Par ailleurs, de mon point de vue de pharmacien qui exécute l’ordonnance, le fait de passer à un mode de prescription où le produit pharmaceutique est toujours spécifié m’enlève un niveau de détail important. Avec la prescription papier, une précision de la forme pharmaceutique m’indiquait que le prescripteur avait peut-être une raison de vouloir cette forme spécifiquement (par exemple un patient sous diète cétogène, un patient qui refuse les comprimés, etc.) Dans le cas des corticostéroïdes topiques, il devient même essentiel de préciser la forme pharmaceutique exacte puisque l’onguent ou la crème du même médicament peuvent avoir une puissance différente et être destinés à différents usages.

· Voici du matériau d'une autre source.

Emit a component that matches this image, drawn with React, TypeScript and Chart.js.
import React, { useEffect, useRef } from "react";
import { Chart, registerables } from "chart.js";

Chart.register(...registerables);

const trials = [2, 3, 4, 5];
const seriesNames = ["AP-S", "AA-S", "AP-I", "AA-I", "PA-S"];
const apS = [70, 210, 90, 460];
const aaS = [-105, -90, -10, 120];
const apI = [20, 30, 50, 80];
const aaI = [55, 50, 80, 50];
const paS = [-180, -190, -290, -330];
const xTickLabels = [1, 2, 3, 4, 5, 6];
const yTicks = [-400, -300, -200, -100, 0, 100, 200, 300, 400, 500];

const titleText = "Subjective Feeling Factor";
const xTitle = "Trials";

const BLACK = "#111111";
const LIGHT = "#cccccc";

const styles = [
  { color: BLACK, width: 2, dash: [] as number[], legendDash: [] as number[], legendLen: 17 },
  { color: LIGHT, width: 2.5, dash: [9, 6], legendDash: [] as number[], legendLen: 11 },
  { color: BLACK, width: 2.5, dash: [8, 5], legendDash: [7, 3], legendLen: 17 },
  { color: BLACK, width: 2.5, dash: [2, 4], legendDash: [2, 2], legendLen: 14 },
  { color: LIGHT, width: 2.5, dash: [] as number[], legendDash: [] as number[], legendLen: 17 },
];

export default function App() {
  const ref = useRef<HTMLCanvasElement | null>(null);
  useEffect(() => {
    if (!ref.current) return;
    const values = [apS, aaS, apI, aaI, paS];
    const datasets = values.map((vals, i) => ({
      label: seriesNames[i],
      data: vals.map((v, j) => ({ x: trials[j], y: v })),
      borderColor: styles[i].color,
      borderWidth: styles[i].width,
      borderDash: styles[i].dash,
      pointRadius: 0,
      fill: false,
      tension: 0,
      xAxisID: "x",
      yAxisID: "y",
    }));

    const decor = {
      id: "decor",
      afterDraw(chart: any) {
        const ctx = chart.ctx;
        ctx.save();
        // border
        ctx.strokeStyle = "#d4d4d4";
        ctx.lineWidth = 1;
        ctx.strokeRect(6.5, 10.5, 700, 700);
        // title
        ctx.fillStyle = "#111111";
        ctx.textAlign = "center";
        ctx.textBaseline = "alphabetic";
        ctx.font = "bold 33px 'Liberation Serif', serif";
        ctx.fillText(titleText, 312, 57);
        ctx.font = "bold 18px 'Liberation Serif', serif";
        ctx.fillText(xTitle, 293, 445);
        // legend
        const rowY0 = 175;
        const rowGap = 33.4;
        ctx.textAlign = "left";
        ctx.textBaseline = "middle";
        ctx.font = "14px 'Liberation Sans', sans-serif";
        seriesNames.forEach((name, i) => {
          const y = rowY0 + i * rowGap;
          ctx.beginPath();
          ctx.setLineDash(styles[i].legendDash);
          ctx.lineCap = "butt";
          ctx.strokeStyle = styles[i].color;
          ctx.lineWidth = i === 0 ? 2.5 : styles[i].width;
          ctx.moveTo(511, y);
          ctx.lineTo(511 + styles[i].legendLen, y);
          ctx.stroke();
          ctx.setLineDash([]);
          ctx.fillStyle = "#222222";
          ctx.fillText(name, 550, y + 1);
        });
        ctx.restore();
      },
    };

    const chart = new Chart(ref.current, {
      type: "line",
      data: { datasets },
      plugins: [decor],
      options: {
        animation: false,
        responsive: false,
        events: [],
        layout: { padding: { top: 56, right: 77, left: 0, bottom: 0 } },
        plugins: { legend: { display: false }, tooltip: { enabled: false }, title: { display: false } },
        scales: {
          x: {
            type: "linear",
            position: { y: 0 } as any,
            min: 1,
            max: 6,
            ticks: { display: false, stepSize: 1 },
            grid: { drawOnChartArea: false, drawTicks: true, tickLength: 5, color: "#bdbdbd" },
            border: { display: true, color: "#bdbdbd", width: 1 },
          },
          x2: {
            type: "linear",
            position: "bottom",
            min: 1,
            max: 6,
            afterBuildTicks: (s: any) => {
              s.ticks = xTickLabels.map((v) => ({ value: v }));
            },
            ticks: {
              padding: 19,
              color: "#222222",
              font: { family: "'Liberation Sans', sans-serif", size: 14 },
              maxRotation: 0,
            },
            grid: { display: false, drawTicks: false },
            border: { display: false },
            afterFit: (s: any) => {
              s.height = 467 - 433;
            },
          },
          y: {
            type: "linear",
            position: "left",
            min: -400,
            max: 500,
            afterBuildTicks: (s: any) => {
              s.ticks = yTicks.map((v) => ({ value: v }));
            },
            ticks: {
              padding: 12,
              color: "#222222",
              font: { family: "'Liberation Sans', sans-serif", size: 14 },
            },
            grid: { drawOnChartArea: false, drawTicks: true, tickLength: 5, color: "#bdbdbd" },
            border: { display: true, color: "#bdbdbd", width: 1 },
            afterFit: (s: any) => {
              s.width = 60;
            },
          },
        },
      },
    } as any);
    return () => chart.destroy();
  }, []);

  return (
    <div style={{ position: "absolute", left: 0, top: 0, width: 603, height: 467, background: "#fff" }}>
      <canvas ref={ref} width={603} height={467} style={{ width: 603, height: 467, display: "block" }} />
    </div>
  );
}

Le niveau de granularité de la prescription du médicament dépend donc du contexte. En ce sens, en prescription électronique, pour ne pas perdre ce contexte, il devient selon moi important d’offrir l’option de prescrire selon différents niveaux de précision. Pour une prescription « ordinaire », il est probable que la simple indication de la molécule soit suffisante. Pour une prescription plus complexe, la sélection du produit pharmaceutique exact peut être souhaitable.

Le problème auquel on se heurte rapidement est que les banques de données souvent utilisées pour alimenter les logiciels de prescription proviennent, comme mentionné plus haut, de catalogues ou de formulaires désignant des produits exacts. Je crois donc qu’une couche d’abstraction supplémentaire, permettant l’association de noms plus « généraux » aux fiches exactes doit exister, pour qu’un médecin qui désire prescrire de l’acétaminophène, sans précision d’un produit exact, ne doive pas décider d’une forme pharmaceutique si ce n’est pas nécessaire.

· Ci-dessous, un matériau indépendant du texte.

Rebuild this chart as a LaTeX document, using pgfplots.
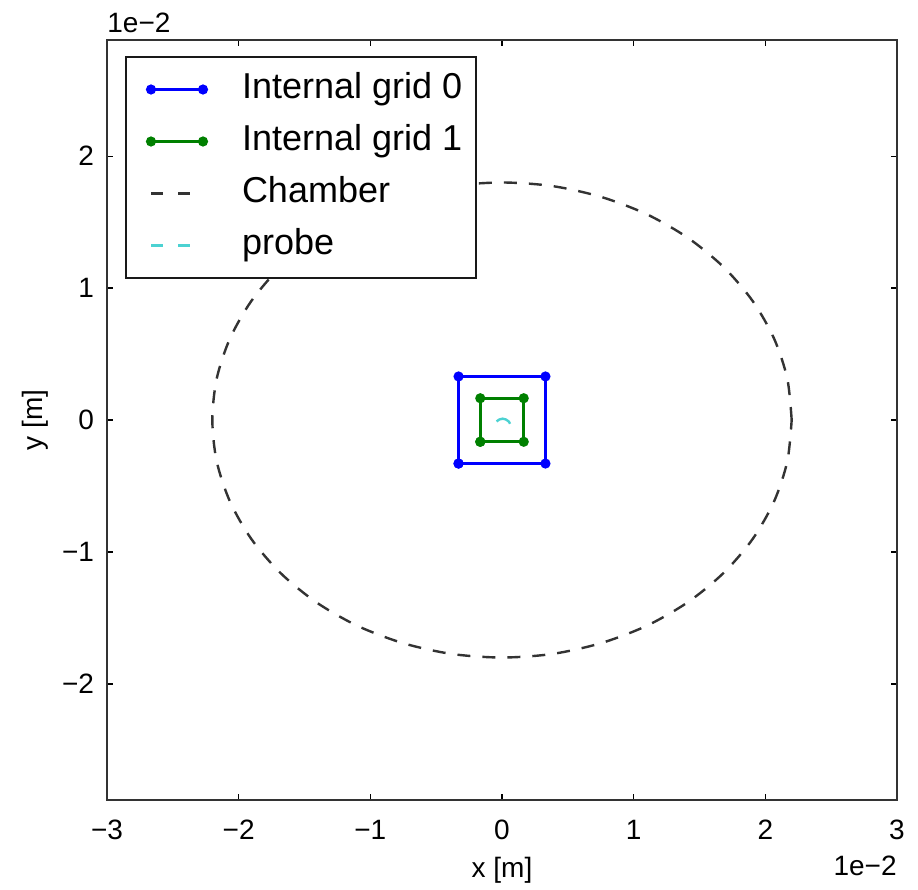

Dernier point d’importance, un avantage majeur de la prescription électronique, et celui qui fait probablement le moins controverse dans tout le débat qui entoure les avantages de cet outil comparativement à ses coûts, est l’élimination de l’étape de transcription. Le fait de ne plus devoir lire et interpréter les prescriptions manuscrites contribue à réduire les erreurs lors de la transcription vers les systèmes informatiques. Au minimum, l’information doit être lue et saisie manuellement, mais comme elle est en caractères imprimés, la lecture est plus facile. Mais pour que cet avantage se réalise pleinement, une interface entre le logiciel de prescription et le système d’information pharmacie doit être disponible pour relier automatiquement la prescription à une fiche informatique du système pharmacie. De même, l’interface doit permettre un retour d’information (un feedback) vers le système de prescription pour que le prescripteur constate ce qui a été servi en réponse à l’ordonnance. Et même, les deux systèmes devraient être alimentés par la même banque de données, pour éliminer tout risque de prescription de choses qui n’existent pas dans un système ou dans l’autre ou de liens plus ou moins exacts entre les systèmes.

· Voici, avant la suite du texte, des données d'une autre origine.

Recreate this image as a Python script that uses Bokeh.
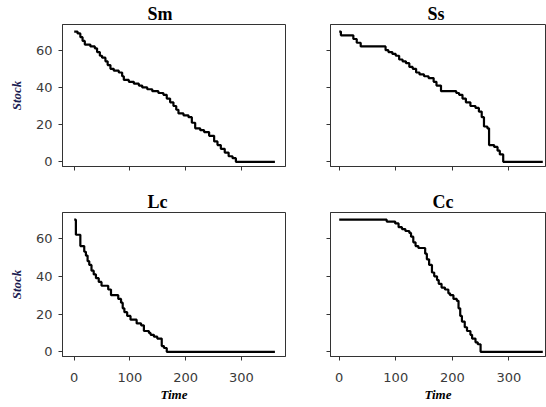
from bokeh.plotting import figure
from bokeh.layouts import gridplot
from bokeh.models import Range1d, FixedTicker
from bokeh.embed import file_html
from bokeh.resources import INLINE

# ---- data ----
titles = ["Sm", "Ss", "Lc", "Cc"]
x_ticks = [0, 100, 200, 300]
y_ticks = [0, 20, 40, 60]

sm_t = [0, 6, 11, 15, 19, 29, 37, 41, 46, 50, 56, 60, 65, 71, 80, 86, 89, 98, 107, 116,
        122, 131, 140, 151, 160, 166, 172, 178, 183, 187, 196, 205, 211, 217, 226, 233,
        242, 251, 257, 263, 270, 277, 284, 290, 360]
sm_v = [70, 69, 67, 65, 63, 62, 61, 59, 57, 56, 54, 52, 50, 49, 48, 46, 44, 43, 42, 41,
        40, 39, 38, 37, 36, 34, 32, 30, 28, 26, 25, 24, 21, 18, 17, 16,
        14, 11, 9, 7, 5, 3, 2, 0, 0]

ss_t = [0, 3, 25, 31, 38, 82, 87, 94, 100, 106, 112, 118, 124, 130, 136, 142, 150, 158,
        167, 172, 180, 207, 212, 218, 224, 232, 241, 247, 252, 256, 262, 265, 274, 280,
        284, 290, 360]
ss_v = [70, 68, 66, 64, 62, 60, 59, 58, 57, 55, 54, 53, 51, 50, 48, 47, 46, 45,
        43, 41, 38, 37, 36, 34, 32, 30, 29, 27, 24, 19, 18, 9, 8, 6,
        4, 0, 0]

lc_t = [0, 3, 11, 18, 21, 24, 27, 31, 35, 39, 44, 49, 61, 66, 79, 84, 87, 90, 95, 101,
        112, 120, 125, 134, 137, 143, 149, 157, 161, 166, 360]
lc_v = [70, 62, 56, 53, 51, 48, 46, 43, 41, 39, 37, 35, 33, 30, 28, 26, 23, 21, 19, 17,
        15, 14, 11, 10, 9, 8, 7, 3, 2, 0, 0]

cc_t = [0, 84, 99, 105, 111, 117, 124, 127, 131, 135, 140, 152, 155, 159, 164, 168, 173,
        176, 181, 187, 193, 196, 202, 208, 211, 214, 217, 222, 226, 232, 235, 241, 245,
        250, 360]
cc_v = [70, 69, 68, 66, 65, 64, 63, 61, 58, 56, 55, 52, 49, 46, 42, 40, 38,
        36, 34, 33, 31, 30, 28, 27, 23, 19, 16, 13, 11, 9, 7, 5, 4,
        0, 0]

series = [(sm_t, sm_v), (ss_t, ss_v), (lc_t, lc_v), (cc_t, cc_v)]
title_offset = [85, 97, 85, 102]

SPINE = "#333333"
TICKTXT = "#3a3a3a"


def make_panel(i, top, left):
    t, v = series[i]
    if left:
        width, bl, br = 295, 62, 10
        xr = Range1d(-21, 379)
    else:
        width, bl, br = 251, 35, 1
        xr = Range1d(-15.4, 364.8)
    if top:
        height, bt, bb = 178, 22, 12
    else:
        height, bt, bb = 228, 34, 50
    p = figure(width=width, height=height, output_backend="svg", toolbar_location=None,
               x_range=xr, y_range=Range1d(-2.5, 73.8),
               min_border_left=bl, min_border_right=br,
               min_border_top=bt, min_border_bottom=bb)
    p.step(t, v, mode="after", line_color="black", line_width=2.2)
    p.xgrid.visible = False
    p.ygrid.visible = False
    p.outline_line_color = SPINE
    p.outline_line_width = 1
    p.outline_line_alpha = 1
    p.background_fill_color = "white"
    p.border_fill_color = "white"

    p.title.text = titles[i]
    p.title.align = "left"
    p.title.offset = title_offset[i]
    p.title.text_font = "Liberation Serif"
    p.title.text_font_style = "bold"
    p.title.text_font_size = "18px"
    p.title.text_color = "black"
    if "standoff" in p.title.properties():
        p.title.standoff = 2

    xa = p.below[0]
    ya = p.left[0]
    for ax in (xa, ya):
        ax.axis_line_color = SPINE
        ax.major_tick_line_color = SPINE
        ax.major_tick_in = 0
        ax.major_tick_out = 4
        ax.minor_tick_line_color = None
        ax.major_label_text_font = "DejaVu Sans"
        ax.major_label_text_font_size = "13px"
        ax.major_label_text_color = TICKTXT
        ax.axis_label_text_font = "Liberation Serif"
        ax.axis_label_text_font_style = "bold italic"
        ax.axis_label_text_font_size = "13px"

    xa.ticker = FixedTicker(ticks=x_ticks)
    ya.ticker = FixedTicker(ticks=y_ticks)
    xa.major_label_standoff = 12
    ya.major_label_standoff = 6

    if top:
        xa.major_label_overrides = {k: "" for k in x_ticks}
    else:
        xa.axis_label = "Time"
        xa.axis_label_text_color = "black"
        xa.axis_label_standoff = 2
    if left:
        ya.axis_label = "Stock"
        ya.axis_label_text_color = "#1c1c50"
        ya.axis_label_standoff = 9
    else:
        ya.major_label_overrides = {k: "" for k in y_ticks}
    return p


p1 = make_panel(0, True, True)
p2 = make_panel(1, True, False)
p3 = make_panel(2, False, True)
p4 = make_panel(3, False, False)

grid = gridplot([[p1, p2], [p3, p4]], toolbar_location=None)

open("out.html", "w").write(file_html(grid, INLINE))
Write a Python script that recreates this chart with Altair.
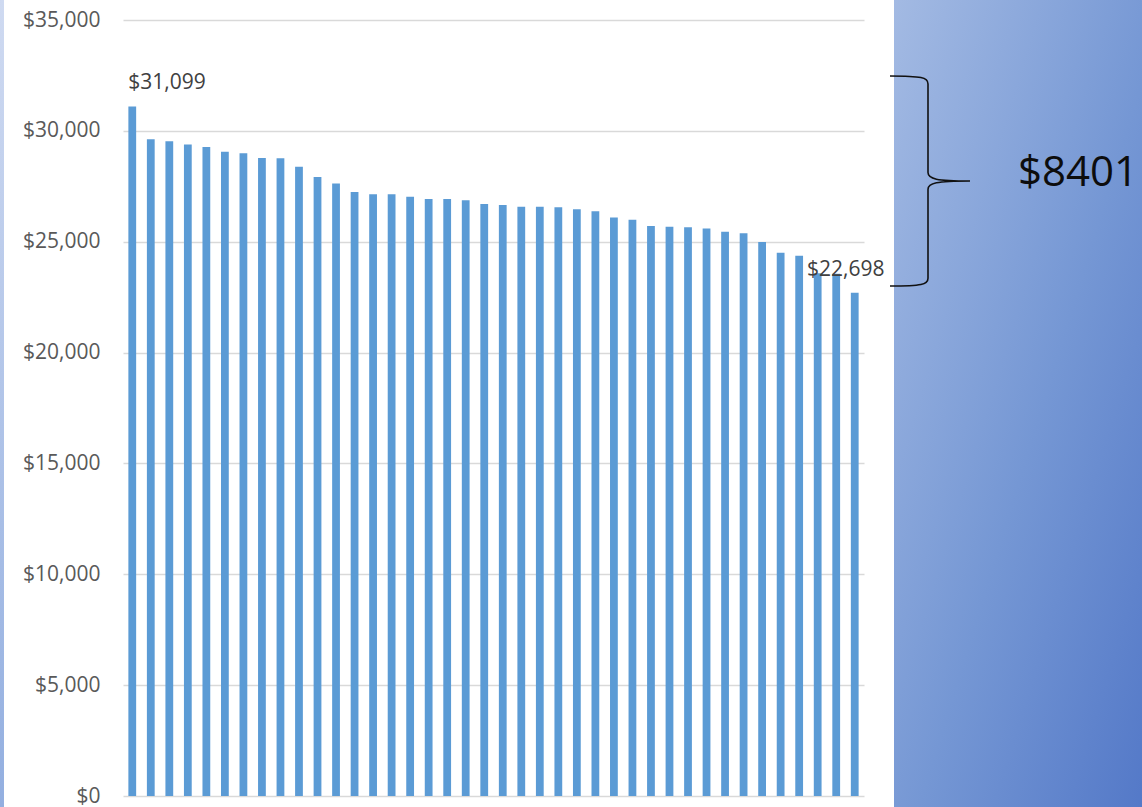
import altair as alt
import pandas as pd

# Amount per item, ranked from highest to lowest
amounts = [31099, 29620, 29530, 29390, 29270, 29060, 28990, 28780, 28760, 28380,
           27920, 27630, 27240, 27140, 27140, 27030, 26930, 26930, 26870, 26700,
           26660, 26580, 26580, 26550, 26460, 26370, 26090, 25990, 25710, 25680,
           25650, 25600, 25450, 25380, 24990, 24500, 24370, 23580, 23560, 22698]
ranks = list(range(1, len(amounts) + 1))
y_ticks = [0, 5000, 10000, 15000, 20000, 25000, 30000, 35000]

df = pd.DataFrame({"rank": ranks, "amount": amounts})

# Gap between the highest and the lowest amount
spread = max(amounts) - min(amounts)
spread_df = pd.DataFrame({"label": [f"${spread}"]})

FONT = "Open Sans"
BAR_BLUE = "#5b9bd5"

x_enc = alt.X("rank:O", axis=None,
              scale=alt.Scale(paddingInner=0.58, paddingOuter=0.29))
y_enc = alt.Y("amount:Q",
              scale=alt.Scale(domain=[0, 35000], nice=False, zero=True),
              axis=alt.Axis(values=y_ticks, format="$,.0f", title=None))

# Decorative panels
right_panel = alt.Chart(spread_df).mark_rect(
    fill=alt.LinearGradient(
        gradient="linear",
        stops=[alt.GradientStop(color="#a3bae3", offset=0),
               alt.GradientStop(color="#7597d4", offset=0.55),
               alt.GradientStop(color="#5479c8", offset=1)],
        x1=0, y1=0, x2=1, y2=1),
    stroke=None,
).encode(x=alt.value(771), x2=alt.value(1019), y=alt.value(-20), y2=alt.value(787))

left_strip = alt.Chart(spread_df).mark_rect(
    fill=alt.LinearGradient(
        gradient="linear",
        stops=[alt.GradientStop(color="#cfdaf1", offset=0),
               alt.GradientStop(color="#93afe0", offset=1)],
        x1=0, y1=0, x2=0, y2=1),
    stroke=None,
).encode(x=alt.value(-123), x2=alt.value(-119), y=alt.value(-20), y2=alt.value(787))

bars = alt.Chart(df).mark_bar(color=BAR_BLUE).encode(x=x_enc, y=y_enc)

first_label = alt.Chart(df).transform_filter(alt.datum.rank == ranks[0]).mark_text(
    align="left", baseline="alphabetic", dx=-4, dy=-17,
    font=FONT, fontSize=21, color="#404040",
).encode(x=x_enc, y=y_enc, text=alt.Text("amount:Q", format="$,.0f"))

last_label = alt.Chart(df).transform_filter(alt.datum.rank == ranks[-1]).mark_text(
    align="center", baseline="alphabetic", dx=-9, dy=-17,
    font=FONT, fontSize=21, color="#404040",
).encode(x=x_enc, y=y_enc, text=alt.Text("amount:Q", format="$,.0f"))

# Curly brace drawn as a custom symbol path (unit box scaled by the size)
BRACE_PATH = ("M -0.362,-1 C -0.06,-1 0,-0.985 0,-0.925 L 0,-0.08 "
              "C 0,-0.02 0.08,0 0.4,0 M 0.4,0 C 0.08,0 0,0.02 0,0.08 "
              "L 0,0.925 C 0,0.985 -0.06,1 -0.362,1")
brace = alt.Chart(spread_df).mark_point(
    shape=BRACE_PATH, size=210 * 210, filled=False,
    stroke="#111111", strokeWidth=1.6, opacity=1,
).encode(x=alt.value(805), y=alt.value(161))

spread_text = alt.Chart(spread_df).mark_text(
    align="center", baseline="alphabetic", font=FONT, fontSize=42, color="#0d0d0d",
).encode(x=alt.value(955), y=alt.value(166), text="label:N")

chart = alt.layer(
    right_panel, left_strip, bars, first_label, last_label, brace, spread_text
).properties(
    width=741,
    height=776,
    autosize=alt.AutoSizeParams(type="none"),
    padding={"left": 123, "top": 20, "right": 278, "bottom": 11},
    background="white",
).configure_view(
    stroke=None,
).configure_axis(
    grid=True,
    gridColor="#d9d9d9",
    gridWidth=1.5,
    domain=False,
    ticks=False,
    tickSize=0,
    labelFont=FONT,
    labelFontSize=21,
    labelColor="#595959",
    labelPadding=23,
)

chart.save("out.html", embed_options={"renderer": "svg", "actions": False})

La couche d’abstraction permettant la sélection des divers niveaux de précision doit prendre cela en compte. Dans le contexte d’une interface, elle doit permettre de restreindre les options affichés dans le système pharmacie à celles pertinentes à la prescription. Une ordonnance d’acétaminophène ne doit pas permettre de saisir la fiche informatique de lansoprazole en capsules de 15 mg, par exemple.

Un travail important est donc nécessaire pour les pharmaciens en informatique clinique, afin de définir, pour chaque médicament au formulaire d’un établissement, quels niveaux de granularité sont permis et comment les liens s’effectuent entre ce qui est prescrit et ce qui doit être saisi dans le système de la pharmacie.